“Congressman Paul Gosar has been a loyal supporter of our America First agenda, and even more importantly, the USA. Paul is a Congressman who is highly respected in Arizona, strong on Crime, Borders, our Military, and our Veterans,” the former President said in a statement. “He continually fights for Lower Taxes, Less Regulations, and our great, but under siege, Second Amendment. Paul Gosar has my Complete and Total Endorsement!”
Gosar’s censuring on Wednesday represented a major rebuke to the lawmaker for posting a photoshopped anime video to social media showing him appearing to kill Democratic Rep. Alexandria Ocasio-Cortez and attacking President Joe Biden. The final vote was 223-207.
Republican Reps. Adam Kinzinger of Illinois and Liz Cheney of Wyoming voted with all the Democrats for the resolution. Gosar took down the video after facing criticism but did not apologize. And about an hour after being censured, Gosar retweeted a tweet praising him that also included the video.

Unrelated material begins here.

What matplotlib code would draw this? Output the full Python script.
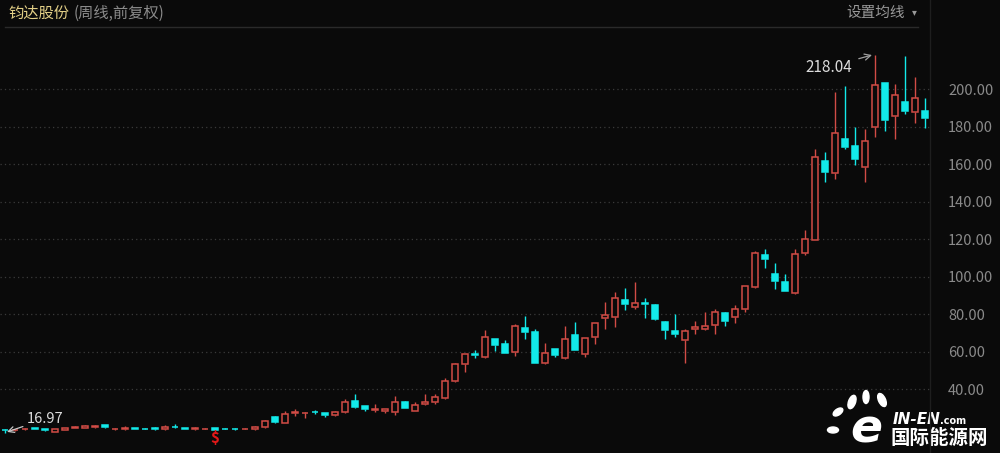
import matplotlib
matplotlib.use("Agg")
import matplotlib.pyplot as plt
from matplotlib.lines import Line2D
from matplotlib.patches import Ellipse
import numpy as np

plt.rcParams["font.family"] = ["Noto Sans CJK SC", "DejaVu Sans"]

# weekly candles (front-adjusted)
opens = [18.4, 18.2, 18.7, 19.3, 18.8, 17.2, 18.3, 19.5, 19.4, 20.0,
         20.8, 18.8, 19.1, 19.3, 19.0, 19.3, 18.7, 20.1, 19.3, 18.7,
         18.9, 19.2, 19.0, 18.9, 18.8, 18.6, 19.7, 25.5, 22.1, 27.6,
         27.2, 27.9, 27.3, 26.3, 27.8, 34.0, 31.1, 29.2, 28.4, 27.8,
         33.5, 28.4, 32.2, 33.3, 35.2, 44.5, 53.3, 58.8, 57.1, 66.8,
         64.1, 59.8, 72.8, 70.4, 53.9, 61.5, 56.5, 68.9, 58.9, 68.1,
         77.8, 78.7, 87.6, 84.0, 86.0, 85.0, 76.0, 71.3, 66.3, 72.0,
         72.3, 74.3, 80.9, 78.4, 82.6, 94.3, 111.6, 101.4, 97.0, 91.2,
         112.8, 119.6, 161.8, 155.1, 173.4, 169.6, 158.6, 179.6, 203.0, 185.6,
         192.9, 187.9, 188.4]
highs = [18.7, 18.8, 19.3, 19.6, 19.0, 18.8, 19.4, 20.4, 20.8, 21.0,
         21.0, 19.2, 20.6, 19.6, 19.2, 20.0, 20.8, 21.4, 19.5, 20.0,
         19.3, 19.4, 19.2, 19.2, 19.2, 20.2, 23.4, 25.8, 28.5, 29.4,
         28.0, 29.0, 27.5, 28.3, 34.7, 37.3, 31.3, 32.1, 29.6, 36.3,
         33.7, 33.5, 37.3, 37.3, 46.0, 53.8, 58.8, 61.2, 71.8, 67.0,
         66.5, 74.9, 78.8, 72.2, 64.8, 61.7, 73.5, 75.6, 67.4, 75.4,
         86.7, 91.7, 93.9, 97.0, 88.9, 85.2, 76.2, 80.0, 72.2, 76.6,
         81.0, 82.8, 81.1, 84.9, 95.2, 113.5, 114.5, 107.1, 101.4, 114.9,
         124.9, 167.9, 166.4, 198.2, 201.6, 179.7, 178.8, 218.04, 203.3, 202.7,
         217.6, 206.6, 195.0]
lows = [16.97, 17.9, 18.4, 18.9, 18.0, 17.0, 18.1, 19.3, 19.2, 19.5,
        19.5, 18.5, 18.5, 18.9, 18.7, 18.5, 18.5, 19.3, 19.0, 18.5,
        18.7, 18.2, 18.7, 18.5, 18.6, 18.4, 19.5, 22.2, 21.8, 25.8,
        24.6, 26.8, 25.3, 26.0, 27.5, 30.2, 28.6, 27.8, 27.3, 26.5,
        29.8, 28.2, 31.8, 32.1, 35.0, 44.0, 49.0, 56.5, 56.8, 60.5,
        59.4, 57.9, 66.9, 54.0, 53.6, 57.2, 56.3, 60.7, 57.2, 64.3,
        72.2, 73.4, 82.4, 82.8, 78.2, 77.1, 66.9, 67.7, 54.2, 69.5,
        71.7, 69.5, 73.5, 75.5, 81.2, 94.0, 104.9, 93.3, 92.3, 90.8,
        111.3, 119.4, 150.6, 152.3, 167.8, 159.6, 150.6, 174.5, 177.8, 173.4,
        186.7, 182.1, 179.1]
closes = [18.2, 18.5, 19.0, 19.1, 18.1, 18.7, 19.3, 19.7, 20.2, 20.6,
          19.7, 19.0, 19.3, 19.1, 18.8, 19.1, 20.0, 19.9, 19.1, 19.2,
          19.1, 18.4, 18.8, 18.7, 19.0, 19.8, 23.3, 22.4, 26.9, 27.9,
          27.4, 27.7, 26.2, 28.1, 33.0, 30.8, 29.5, 29.4, 29.5, 33.3,
          30.0, 31.7, 33.3, 35.9, 44.5, 53.3, 58.6, 58.5, 67.7, 63.6,
          59.6, 73.6, 70.6, 54.2, 59.2, 58.3, 66.7, 60.9, 67.2, 75.2,
          79.4, 88.5, 85.3, 85.8, 85.7, 77.3, 71.6, 69.5, 71.3, 73.0,
          73.9, 81.4, 76.6, 82.8, 95.0, 112.8, 109.6, 97.9, 92.5, 112.1,
          119.9, 164.0, 155.6, 176.8, 169.3, 162.5, 172.5, 202.1, 183.5, 196.8,
          188.4, 195.4, 184.4]
price_ticks = [40, 60, 80, 100, 120, 140, 160, 180, 200]

bg = "#0a0a0a"
red = "#d24c46"
cyan = "#12eaea"

W, H = 1000, 453
fig = plt.figure(figsize=(10, 4.53), dpi=100, facecolor=bg)
ax = fig.add_axes([0, 0, 0.93, (H - 28) / H])
ax.set_facecolor(bg)

o = np.array(opens); h = np.array(highs); l = np.array(lows); c = np.array(closes)
x = np.arange(len(o))
up = c >= o
top = np.maximum(o, c)
bot = np.minimum(o, c)
col = np.where(up, red, cyan)

ax.vlines(x, top, h, colors=col, linewidth=1.0, zorder=2)
ax.vlines(x, l, bot, colors=col, linewidth=1.0, zorder=2)
height = np.maximum(top - bot, 0.05)
face = np.where(up, bg, cyan)
ax.bar(x, height, bottom=bot, width=0.68, color=face, edgecolor=col,
       linewidth=1.1, zorder=3)

ax.set_xlim(-0.5, 92.5)
ax.set_ylim(6.07, 232.5)
ax.set_yticks(price_ticks)
ax.set_yticklabels([f"{t:.2f}" for t in price_ticks])
ax.yaxis.tick_right()
ax.tick_params(axis="y", length=0, pad=13, labelcolor="#8a8a8a", labelsize=10.5)
ax.set_xticks([])
ax.grid(axis="y", color="#3a3a3a", linestyle=(0, (1, 2.5)), linewidth=0.9)
for s in ["top", "left", "bottom", "right"]:
    ax.spines[s].set_visible(False)

# max / min annotations
ax.annotate("218.04", xy=(86.7, 218.1), xytext=(84.7, 211.7), color="#dcdcdc",
            fontsize=11, ha="right", va="center",
            arrowprops=dict(arrowstyle="->", color="#a0a0a0", lw=0.9,
                            shrinkA=3, shrinkB=0))
ax.annotate("16.97", xy=(0.2, 17.3), xytext=(2.2, 24.2), color="#dcdcdc",
            fontsize=10.5, ha="left", va="center", zorder=5,
            arrowprops=dict(arrowstyle="->", color="#c8c8c8", lw=0.9,
                            shrinkA=1, shrinkB=0))
ax.text(21, 14.0, "\\$", color="#e01818", fontsize=11, fontweight="bold",
        ha="center", va="center")

# header
def fx(px):
    return px / W

def fy(py):
    return 1 - py / H

fig.text(fx(8), fy(13), "钧达股份", color="#e2cf86", fontsize=11, va="center")
fig.text(fx(74), fy(13), "(周线,前复权)", color="#8a8a8a", fontsize=11, va="center")
fig.text(fx(905), fy(13), "设置均线", color="#9a9a9a", fontsize=10.5,
         va="center", ha="right")
fig.text(fx(914), fy(12), "▾", color="#9a9a9a", fontsize=7, va="center",
         ha="center", family="DejaVu Sans")
fig.add_artist(Line2D([fx(5), fx(918)], [fy(27), fy(27)], color="#2a2a2a", lw=1))
fig.add_artist(Line2D([fx(930), fx(930)], [0, 1], color="#1e1e1e", lw=1))

# watermark
wax = fig.add_axes([0, 0, 1, 1], facecolor="none")
wax.set_xlim(0, W); wax.set_ylim(H, 0); wax.axis("off")
for (ex, ey, ew, eh, ang) in [(852, 402, 7, 14, 20), (866, 397, 6, 13, 0),
                              (882, 400, 7, 14, -25), (838, 412, 6, 11, 55),
                              (833, 430, 11, 6, 0)]:
    wax.add_patch(Ellipse((ex, ey), ew, eh, angle=ang, color="white"))
wax.text(866, 430, "e", color="white", fontsize=34, fontweight="bold",
         fontstyle="italic", ha="center", va="center", family="DejaVu Sans")
wax.text(893, 420, "IN-EN", color="white", fontsize=11, fontweight="bold",
         fontstyle="italic", ha="left", va="center", family="DejaVu Sans")
wax.text(940, 421, ".com", color="white", fontsize=7, fontweight="bold",
         ha="left", va="center", family="DejaVu Sans")
wax.text(891, 438, "国际能源网", color="white", fontsize=14, fontweight="bold",
         ha="left", va="center")

fig.savefig("out.png", dpi=100, facecolor=bg)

A censure resolution is the most severe form of punishment in the House, and stripping members of committee assignments deprives them of a powerful platform to influence legislation and give voice to constituent priorities. The episode underscores and threatens to worsen the rising tensions and deepening distrust between Democrats and Republicans in Congress.
GOP Rep. Nancy Mace of South Carolina, who voted against the resolution but has condemned Gosar over the video, told CNN’s Erin Burnett on “OutFront” Thursday evening, “Congressman Gosar owes AOC an apology, quite frankly. This kind of rhetoric that we keep seeing over and over again — and it’s the far right and far left fringes of our society and of elected officials — it’s damaging to our kids’ future and our country, and it really has to stop.”
“We need strong people with strong minds, strong backs, who are willing to stand up against it,” she continued. “The vote on censure was actually more than that, it was to strip him of his committees as well.”
Gosar has closely aligned himself with Trump — who remains an intensely popular figure in the party — while running for reelection in a deeply conservative district.
But while the former President is expected to maintain a prolific schedule of campaign rallies to boost Republicans in next year’s midterm elections, some of his aides and allies warn there could be parts of the country where he may now be encouraged to keep his distance.
This story has been updated with comments from GOP Rep. Nancy Mace of South Carolina.